Return, without pictures, the lines from the start of the data through the one that contains "ax.spines['bottom'].set_linewidth(1)".
begin Data in this exercise
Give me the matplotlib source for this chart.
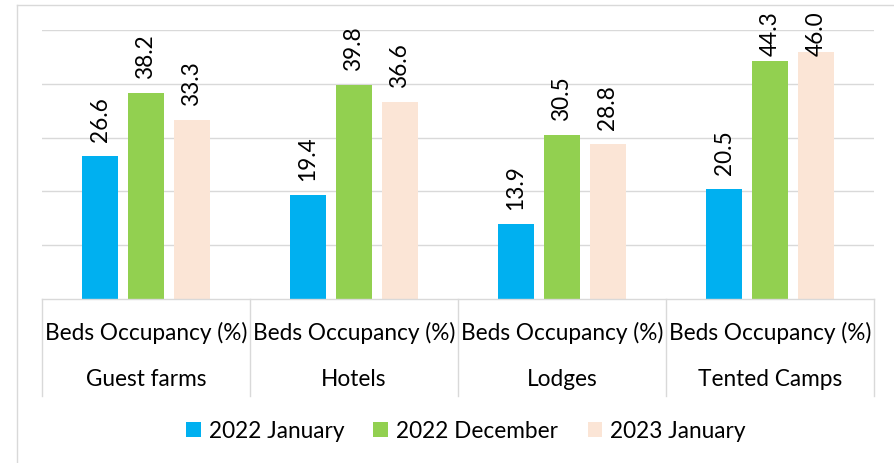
import matplotlib.pyplot as plt
from matplotlib.lines import Line2D
from matplotlib.patches import Patch
import numpy as np

plt.rcParams['font.family'] = ['Lato', 'DejaVu Sans']

categories = ['Guest farms', 'Hotels', 'Lodges', 'Tented Camps']
sub_label = 'Beds Occupancy (%)'
series_names = ['2022 January', '2022 December', '2023 January']
jan_2022 = [26.6, 19.4, 13.9, 20.5]
dec_2022 = [38.2, 39.8, 30.5, 44.3]
jan_2023 = [33.3, 36.6, 28.8, 46.0]
colors = ['#00B0F0', '#92D050', '#FBE5D6']

grid_col = '#D9D9D9'
fs = 16.3

fig = plt.figure(figsize=(8.94, 4.64), dpi=100)
ax = fig.add_axes([42 / 894, 1 - 300 / 464, 832 / 894, 269 / 464])

x = np.arange(len(categories))
width = 0.173
step = 0.221
for i, (vals, c) in enumerate(zip([jan_2022, dec_2022, jan_2023], colors)):
    xs = x + (i - 1) * step
    ax.bar(xs, vals, width, color=c, zorder=2)
    for xi, v in zip(xs, vals):
        ax.text(xi, min(v + 2.8, 45.3), f'{v:.1f}', rotation=90, ha='center',
                va='bottom', fontsize=fs)

ax.set_xlim(-0.5, 3.5)
ax.set_ylim(0, 50)
ax.set_yticks([10, 20, 30, 40, 50])
ax.yaxis.grid(True, color=grid_col, linewidth=1)
ax.tick_params(left=False, labelleft=False, bottom=False, labelbottom=False)
for s in ['left', 'right', 'top']:
    ax.spines[s].set_visible(False)
ax.spines['bottom'].set_color(grid_col)
ax.spines['bottom'].set_linewidth(1)

# category table under the axis
tr = ax.get_xaxis_transform()
for b in np.arange(-0.5, 4, 1):
    ax.add_line(Line2D([b, b], [0, -0.3606], transform=tr, color=grid_col,
                       linewidth=1, clip_on=False))
for xi, cat in zip(x, categories):
    ax.text(xi, -0.1227, sub_label, transform=tr, ha='center', va='center', fontsize=fs)
    ax.text(xi, -0.297, cat, transform=tr, ha='center', va='center', fontsize=fs)

handles = [Patch(facecolor=c) for c in colors]
fig.legend(handles, series_names, loc='center', bbox_to_anchor=(0.521, 1 - 432 / 464),
           ncol=3, frameon=False, fontsize=fs, handlelength=0.65, handleheight=0.65,
           handletextpad=0.35, columnspacing=1.3)

# outer chart frame
fig.add_artist(Line2D([17 / 894, 17 / 894], [0, 1 - 6 / 464], color=grid_col, linewidth=1))
fig.add_artist(Line2D([17 / 894, 1], [1 - 6 / 464, 1 - 6 / 464], color=grid_col, linewidth=1))

fig.savefig('out.png', dpi=100, facecolor='white')
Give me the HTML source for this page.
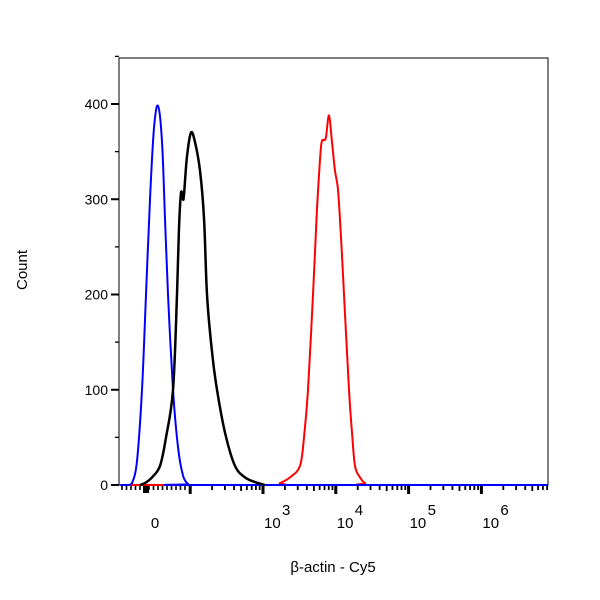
end Data in this exercise
--- The result ---
Give me the matplotlib source for this chart.
import matplotlib.pyplot as plt
from matplotlib.lines import Line2D
from matplotlib.patches import Patch
import numpy as np

plt.rcParams['font.family'] = ['Lato', 'DejaVu Sans']

categories = ['Guest farms', 'Hotels', 'Lodges', 'Tented Camps']
sub_label = 'Beds Occupancy (%)'
series_names = ['2022 January', '2022 December', '2023 January']
jan_2022 = [26.6, 19.4, 13.9, 20.5]
dec_2022 = [38.2, 39.8, 30.5, 44.3]
jan_2023 = [33.3, 36.6, 28.8, 46.0]
colors = ['#00B0F0', '#92D050', '#FBE5D6']

grid_col = '#D9D9D9'
fs = 16.3

fig = plt.figure(figsize=(8.94, 4.64), dpi=100)
ax = fig.add_axes([42 / 894, 1 - 300 / 464, 832 / 894, 269 / 464])

x = np.arange(len(categories))
width = 0.173
step = 0.221
for i, (vals, c) in enumerate(zip([jan_2022, dec_2022, jan_2023], colors)):
    xs = x + (i - 1) * step
    ax.bar(xs, vals, width, color=c, zorder=2)
    for xi, v in zip(xs, vals):
        ax.text(xi, min(v + 2.8, 45.3), f'{v:.1f}', rotation=90, ha='center',
                va='bottom', fontsize=fs)

ax.set_xlim(-0.5, 3.5)
ax.set_ylim(0, 50)
ax.set_yticks([10, 20, 30, 40, 50])
ax.yaxis.grid(True, color=grid_col, linewidth=1)
ax.tick_params(left=False, labelleft=False, bottom=False, labelbottom=False)
for s in ['left', 'right', 'top']:
    ax.spines[s].set_visible(False)
ax.spines['bottom'].set_color(grid_col)
ax.spines['bottom'].set_linewidth(1)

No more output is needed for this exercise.